▶ _Aim_
Collect every line below that contains the word "this".

Figure scripts:
───

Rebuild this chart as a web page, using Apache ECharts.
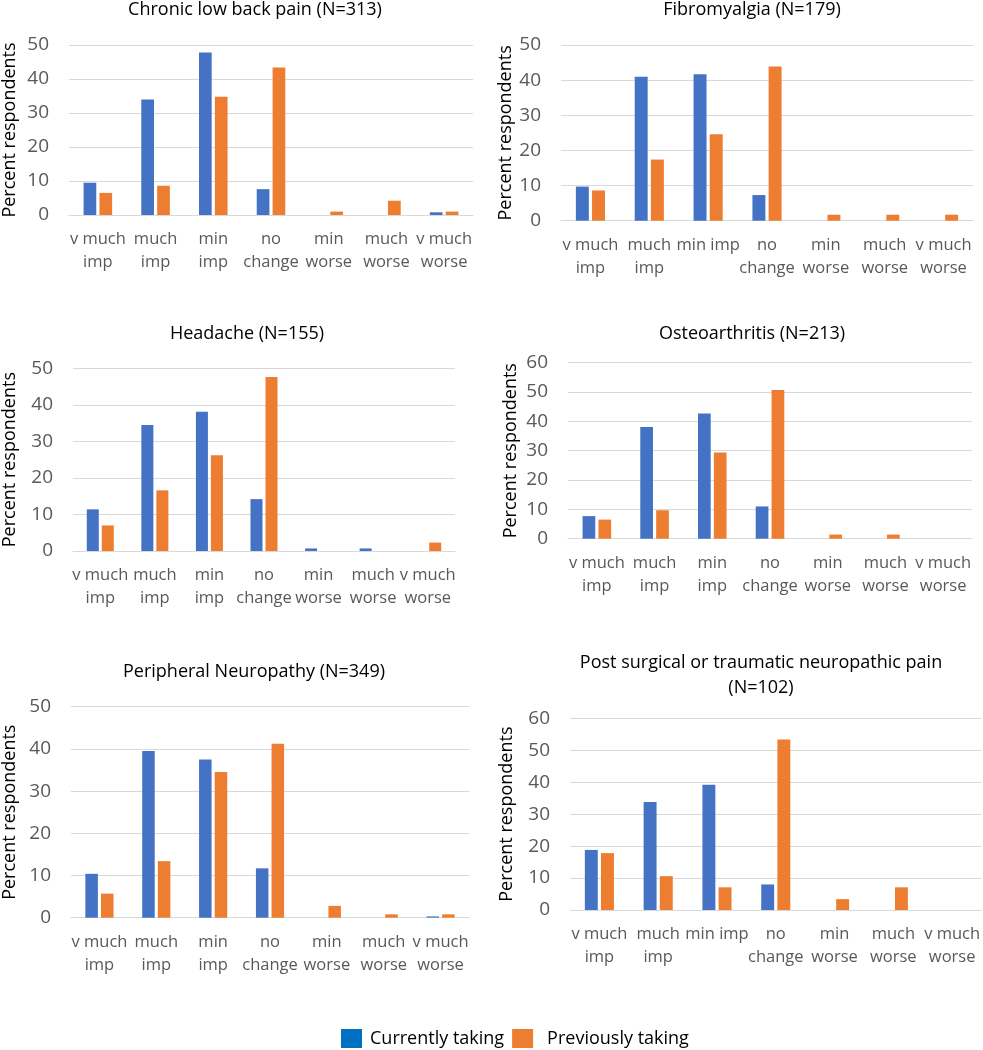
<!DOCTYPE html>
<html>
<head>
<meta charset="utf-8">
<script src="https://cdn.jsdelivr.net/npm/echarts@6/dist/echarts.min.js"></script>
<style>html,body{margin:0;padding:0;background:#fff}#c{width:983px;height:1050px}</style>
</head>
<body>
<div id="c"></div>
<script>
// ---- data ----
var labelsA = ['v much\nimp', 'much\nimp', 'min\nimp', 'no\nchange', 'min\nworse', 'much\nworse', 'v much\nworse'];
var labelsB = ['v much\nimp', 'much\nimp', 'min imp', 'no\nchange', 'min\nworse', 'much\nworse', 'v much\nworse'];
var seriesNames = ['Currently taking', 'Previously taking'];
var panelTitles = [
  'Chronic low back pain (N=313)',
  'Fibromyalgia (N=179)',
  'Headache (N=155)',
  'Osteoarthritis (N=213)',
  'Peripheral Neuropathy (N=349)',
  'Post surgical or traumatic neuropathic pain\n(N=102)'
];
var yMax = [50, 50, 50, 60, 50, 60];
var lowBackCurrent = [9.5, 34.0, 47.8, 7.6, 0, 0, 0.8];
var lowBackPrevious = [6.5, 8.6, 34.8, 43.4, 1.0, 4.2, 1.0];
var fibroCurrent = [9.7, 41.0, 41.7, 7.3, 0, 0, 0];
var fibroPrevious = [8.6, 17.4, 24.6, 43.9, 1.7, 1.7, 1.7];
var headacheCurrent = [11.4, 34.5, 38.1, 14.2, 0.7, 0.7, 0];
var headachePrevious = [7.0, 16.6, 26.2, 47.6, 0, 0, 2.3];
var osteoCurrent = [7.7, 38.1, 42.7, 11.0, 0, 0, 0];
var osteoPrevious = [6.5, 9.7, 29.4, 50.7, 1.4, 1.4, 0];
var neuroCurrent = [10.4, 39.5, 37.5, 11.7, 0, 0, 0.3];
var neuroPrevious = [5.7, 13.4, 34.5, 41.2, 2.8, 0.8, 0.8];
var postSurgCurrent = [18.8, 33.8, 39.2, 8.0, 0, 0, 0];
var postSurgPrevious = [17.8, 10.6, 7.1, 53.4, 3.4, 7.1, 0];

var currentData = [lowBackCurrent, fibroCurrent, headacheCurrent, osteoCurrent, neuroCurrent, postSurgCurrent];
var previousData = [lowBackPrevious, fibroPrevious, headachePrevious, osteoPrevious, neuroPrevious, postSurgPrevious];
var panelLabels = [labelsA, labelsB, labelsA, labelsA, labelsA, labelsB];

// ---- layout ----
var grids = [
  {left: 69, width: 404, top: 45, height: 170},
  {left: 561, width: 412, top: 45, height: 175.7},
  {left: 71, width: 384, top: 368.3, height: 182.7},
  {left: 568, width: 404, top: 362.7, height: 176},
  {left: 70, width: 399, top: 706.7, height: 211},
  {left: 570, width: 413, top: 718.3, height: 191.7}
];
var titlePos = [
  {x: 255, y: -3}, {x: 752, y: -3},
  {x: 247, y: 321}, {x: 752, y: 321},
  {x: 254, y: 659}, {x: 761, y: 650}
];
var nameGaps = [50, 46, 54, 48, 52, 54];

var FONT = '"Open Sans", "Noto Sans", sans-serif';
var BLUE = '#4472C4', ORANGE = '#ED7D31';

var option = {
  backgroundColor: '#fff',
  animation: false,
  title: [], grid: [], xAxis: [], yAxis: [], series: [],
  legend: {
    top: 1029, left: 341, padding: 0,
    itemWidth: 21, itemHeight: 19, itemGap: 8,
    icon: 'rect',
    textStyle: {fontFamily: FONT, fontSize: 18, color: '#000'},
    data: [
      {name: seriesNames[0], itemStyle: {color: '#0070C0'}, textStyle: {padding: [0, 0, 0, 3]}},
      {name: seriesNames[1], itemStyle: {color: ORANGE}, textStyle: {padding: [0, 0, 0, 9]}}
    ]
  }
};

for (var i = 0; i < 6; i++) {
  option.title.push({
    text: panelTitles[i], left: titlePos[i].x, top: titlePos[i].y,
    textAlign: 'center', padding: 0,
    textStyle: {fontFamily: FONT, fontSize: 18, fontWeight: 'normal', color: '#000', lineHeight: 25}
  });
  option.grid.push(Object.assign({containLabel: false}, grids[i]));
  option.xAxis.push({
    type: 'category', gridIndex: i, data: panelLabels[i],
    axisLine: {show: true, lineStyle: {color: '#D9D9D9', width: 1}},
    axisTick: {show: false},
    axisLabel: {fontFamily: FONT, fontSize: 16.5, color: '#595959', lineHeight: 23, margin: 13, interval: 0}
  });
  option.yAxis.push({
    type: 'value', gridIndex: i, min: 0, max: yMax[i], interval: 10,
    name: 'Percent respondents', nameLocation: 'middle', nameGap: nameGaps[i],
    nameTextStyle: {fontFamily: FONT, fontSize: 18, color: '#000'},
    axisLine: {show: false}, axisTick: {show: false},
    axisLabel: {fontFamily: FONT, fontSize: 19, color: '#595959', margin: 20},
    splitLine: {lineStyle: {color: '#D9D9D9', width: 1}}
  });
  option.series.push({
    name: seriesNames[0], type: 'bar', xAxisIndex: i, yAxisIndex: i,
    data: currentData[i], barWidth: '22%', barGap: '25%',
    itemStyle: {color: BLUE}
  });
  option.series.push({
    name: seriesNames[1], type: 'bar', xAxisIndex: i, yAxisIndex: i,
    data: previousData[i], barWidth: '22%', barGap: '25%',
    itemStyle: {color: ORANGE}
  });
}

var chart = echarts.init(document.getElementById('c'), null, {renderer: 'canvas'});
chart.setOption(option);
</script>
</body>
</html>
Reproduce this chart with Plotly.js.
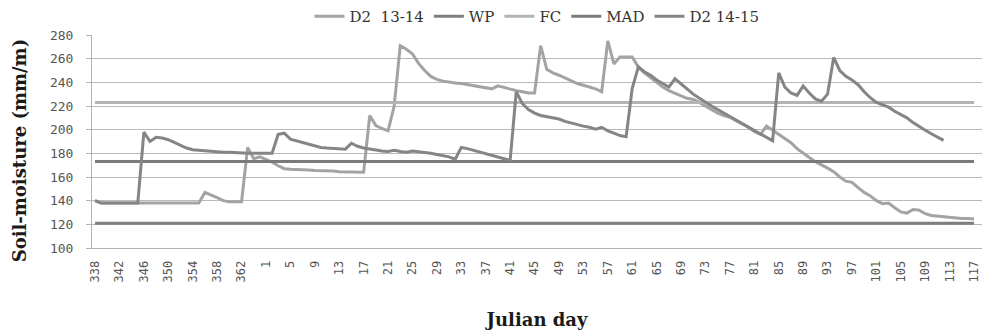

───

▶ _Expected answer_
Rebuild this chart as a web page, using Apache ECharts.
Reproduce this chart with Plotly.js.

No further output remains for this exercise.